# Aim of the exercise
Please print exactly the lines below, from the start of the material up to and including the line with "(0,0) rectangle (565pt,511pt);", but none of the pictures.

* BEGIN Raw data *

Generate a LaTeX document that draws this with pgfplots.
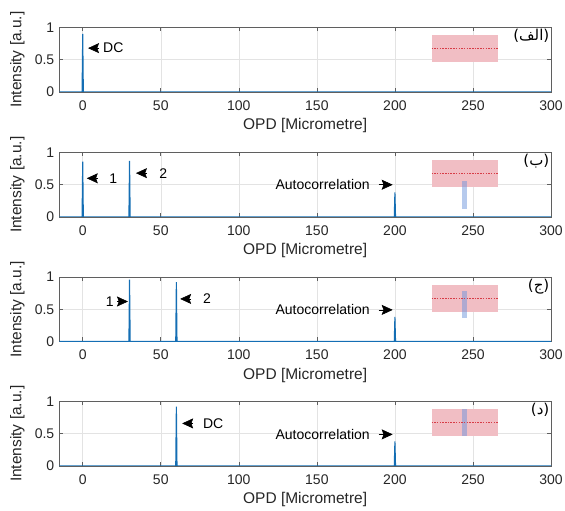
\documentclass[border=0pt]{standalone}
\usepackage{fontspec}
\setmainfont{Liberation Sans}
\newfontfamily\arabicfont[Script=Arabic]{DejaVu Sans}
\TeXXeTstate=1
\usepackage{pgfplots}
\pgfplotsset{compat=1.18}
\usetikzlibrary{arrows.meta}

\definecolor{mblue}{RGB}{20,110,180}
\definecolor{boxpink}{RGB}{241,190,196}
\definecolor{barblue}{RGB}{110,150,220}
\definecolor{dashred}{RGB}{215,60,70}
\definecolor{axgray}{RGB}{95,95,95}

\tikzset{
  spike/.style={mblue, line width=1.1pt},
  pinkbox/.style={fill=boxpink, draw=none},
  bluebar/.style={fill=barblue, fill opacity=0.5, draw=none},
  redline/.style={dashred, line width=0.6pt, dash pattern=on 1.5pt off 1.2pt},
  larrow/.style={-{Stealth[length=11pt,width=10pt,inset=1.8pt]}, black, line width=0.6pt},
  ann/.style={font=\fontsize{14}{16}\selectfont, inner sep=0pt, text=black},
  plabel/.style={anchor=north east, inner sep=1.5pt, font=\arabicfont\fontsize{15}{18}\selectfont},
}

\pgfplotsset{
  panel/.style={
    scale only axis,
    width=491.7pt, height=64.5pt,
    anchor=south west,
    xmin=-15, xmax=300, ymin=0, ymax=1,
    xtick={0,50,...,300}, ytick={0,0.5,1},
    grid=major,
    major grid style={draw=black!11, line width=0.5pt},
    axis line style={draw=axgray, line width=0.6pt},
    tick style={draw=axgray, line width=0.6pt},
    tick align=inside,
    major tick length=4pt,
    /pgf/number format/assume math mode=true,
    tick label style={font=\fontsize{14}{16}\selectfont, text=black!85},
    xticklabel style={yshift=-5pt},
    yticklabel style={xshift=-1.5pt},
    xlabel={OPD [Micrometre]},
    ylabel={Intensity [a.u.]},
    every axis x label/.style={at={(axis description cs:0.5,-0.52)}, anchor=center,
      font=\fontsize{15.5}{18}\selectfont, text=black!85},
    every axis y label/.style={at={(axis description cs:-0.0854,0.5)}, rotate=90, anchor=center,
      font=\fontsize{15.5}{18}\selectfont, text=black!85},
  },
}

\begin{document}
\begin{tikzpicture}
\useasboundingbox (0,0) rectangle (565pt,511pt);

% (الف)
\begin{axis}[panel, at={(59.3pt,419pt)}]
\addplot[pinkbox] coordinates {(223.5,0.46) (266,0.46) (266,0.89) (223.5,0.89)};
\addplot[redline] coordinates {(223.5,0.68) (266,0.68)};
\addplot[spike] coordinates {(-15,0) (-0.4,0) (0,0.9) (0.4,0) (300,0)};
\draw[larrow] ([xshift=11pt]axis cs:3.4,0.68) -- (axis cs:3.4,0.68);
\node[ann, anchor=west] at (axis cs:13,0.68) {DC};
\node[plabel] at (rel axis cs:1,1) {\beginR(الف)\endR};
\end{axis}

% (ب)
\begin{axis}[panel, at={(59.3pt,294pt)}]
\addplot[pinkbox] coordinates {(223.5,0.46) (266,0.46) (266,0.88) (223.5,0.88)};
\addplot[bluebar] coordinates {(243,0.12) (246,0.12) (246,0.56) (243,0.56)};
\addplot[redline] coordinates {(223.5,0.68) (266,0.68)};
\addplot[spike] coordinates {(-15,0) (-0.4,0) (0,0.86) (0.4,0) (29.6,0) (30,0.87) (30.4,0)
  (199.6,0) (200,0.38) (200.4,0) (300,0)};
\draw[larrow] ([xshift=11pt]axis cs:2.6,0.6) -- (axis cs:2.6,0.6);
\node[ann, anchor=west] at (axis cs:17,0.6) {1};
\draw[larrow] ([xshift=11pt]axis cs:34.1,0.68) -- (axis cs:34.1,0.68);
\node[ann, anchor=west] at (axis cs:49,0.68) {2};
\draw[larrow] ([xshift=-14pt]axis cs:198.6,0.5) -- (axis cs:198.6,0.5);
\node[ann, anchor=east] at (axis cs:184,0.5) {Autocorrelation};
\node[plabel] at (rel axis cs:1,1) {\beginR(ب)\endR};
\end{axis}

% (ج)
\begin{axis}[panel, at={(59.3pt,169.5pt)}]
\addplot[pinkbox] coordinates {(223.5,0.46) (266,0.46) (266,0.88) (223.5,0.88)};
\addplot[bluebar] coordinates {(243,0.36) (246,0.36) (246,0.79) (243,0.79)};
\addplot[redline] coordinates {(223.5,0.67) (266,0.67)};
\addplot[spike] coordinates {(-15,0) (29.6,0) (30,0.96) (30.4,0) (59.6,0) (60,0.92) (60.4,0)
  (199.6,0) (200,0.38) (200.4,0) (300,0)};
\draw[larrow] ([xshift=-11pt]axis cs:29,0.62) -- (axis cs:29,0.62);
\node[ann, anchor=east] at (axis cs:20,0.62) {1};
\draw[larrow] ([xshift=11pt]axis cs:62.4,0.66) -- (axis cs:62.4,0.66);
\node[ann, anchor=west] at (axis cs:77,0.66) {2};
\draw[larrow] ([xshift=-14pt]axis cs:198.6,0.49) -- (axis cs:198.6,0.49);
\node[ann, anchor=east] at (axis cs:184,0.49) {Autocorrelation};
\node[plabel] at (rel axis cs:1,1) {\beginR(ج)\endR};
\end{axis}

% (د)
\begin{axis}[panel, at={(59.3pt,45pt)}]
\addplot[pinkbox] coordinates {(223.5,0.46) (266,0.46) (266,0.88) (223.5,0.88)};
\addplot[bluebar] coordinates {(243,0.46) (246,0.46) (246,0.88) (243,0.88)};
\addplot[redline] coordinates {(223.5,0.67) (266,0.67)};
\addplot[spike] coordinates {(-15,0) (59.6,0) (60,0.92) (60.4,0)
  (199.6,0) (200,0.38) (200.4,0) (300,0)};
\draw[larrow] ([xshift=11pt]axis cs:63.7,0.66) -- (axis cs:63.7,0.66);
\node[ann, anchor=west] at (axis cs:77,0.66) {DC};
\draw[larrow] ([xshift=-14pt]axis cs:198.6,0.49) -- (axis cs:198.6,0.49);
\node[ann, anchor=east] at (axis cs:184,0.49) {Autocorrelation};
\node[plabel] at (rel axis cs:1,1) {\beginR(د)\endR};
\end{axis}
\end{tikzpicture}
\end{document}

* END Raw data *

# Exercise response
Generate a LaTeX document that draws this with pgfplots.
\documentclass[border=0pt]{standalone}
\usepackage{fontspec}
\setmainfont{Liberation Sans}
\newfontfamily\arabicfont[Script=Arabic]{DejaVu Sans}
\TeXXeTstate=1
\usepackage{pgfplots}
\pgfplotsset{compat=1.18}
\usetikzlibrary{arrows.meta}

\definecolor{mblue}{RGB}{20,110,180}
\definecolor{boxpink}{RGB}{241,190,196}
\definecolor{barblue}{RGB}{110,150,220}
\definecolor{dashred}{RGB}{215,60,70}
\definecolor{axgray}{RGB}{95,95,95}

\tikzset{
  spike/.style={mblue, line width=1.1pt},
  pinkbox/.style={fill=boxpink, draw=none},
  bluebar/.style={fill=barblue, fill opacity=0.5, draw=none},
  redline/.style={dashred, line width=0.6pt, dash pattern=on 1.5pt off 1.2pt},
  larrow/.style={-{Stealth[length=11pt,width=10pt,inset=1.8pt]}, black, line width=0.6pt},
  ann/.style={font=\fontsize{14}{16}\selectfont, inner sep=0pt, text=black},
  plabel/.style={anchor=north east, inner sep=1.5pt, font=\arabicfont\fontsize{15}{18}\selectfont},
}

\pgfplotsset{
  panel/.style={
    scale only axis,
    width=491.7pt, height=64.5pt,
    anchor=south west,
    xmin=-15, xmax=300, ymin=0, ymax=1,
    xtick={0,50,...,300}, ytick={0,0.5,1},
    grid=major,
    major grid style={draw=black!11, line width=0.5pt},
    axis line style={draw=axgray, line width=0.6pt},
    tick style={draw=axgray, line width=0.6pt},
    tick align=inside,
    major tick length=4pt,
    /pgf/number format/assume math mode=true,
    tick label style={font=\fontsize{14}{16}\selectfont, text=black!85},
    xticklabel style={yshift=-5pt},
    yticklabel style={xshift=-1.5pt},
    xlabel={OPD [Micrometre]},
    ylabel={Intensity [a.u.]},
    every axis x label/.style={at={(axis description cs:0.5,-0.52)}, anchor=center,
      font=\fontsize{15.5}{18}\selectfont, text=black!85},
    every axis y label/.style={at={(axis description cs:-0.0854,0.5)}, rotate=90, anchor=center,
      font=\fontsize{15.5}{18}\selectfont, text=black!85},
  },
}

\begin{document}
\begin{tikzpicture}
\useasboundingbox (0,0) rectangle (565pt,511pt);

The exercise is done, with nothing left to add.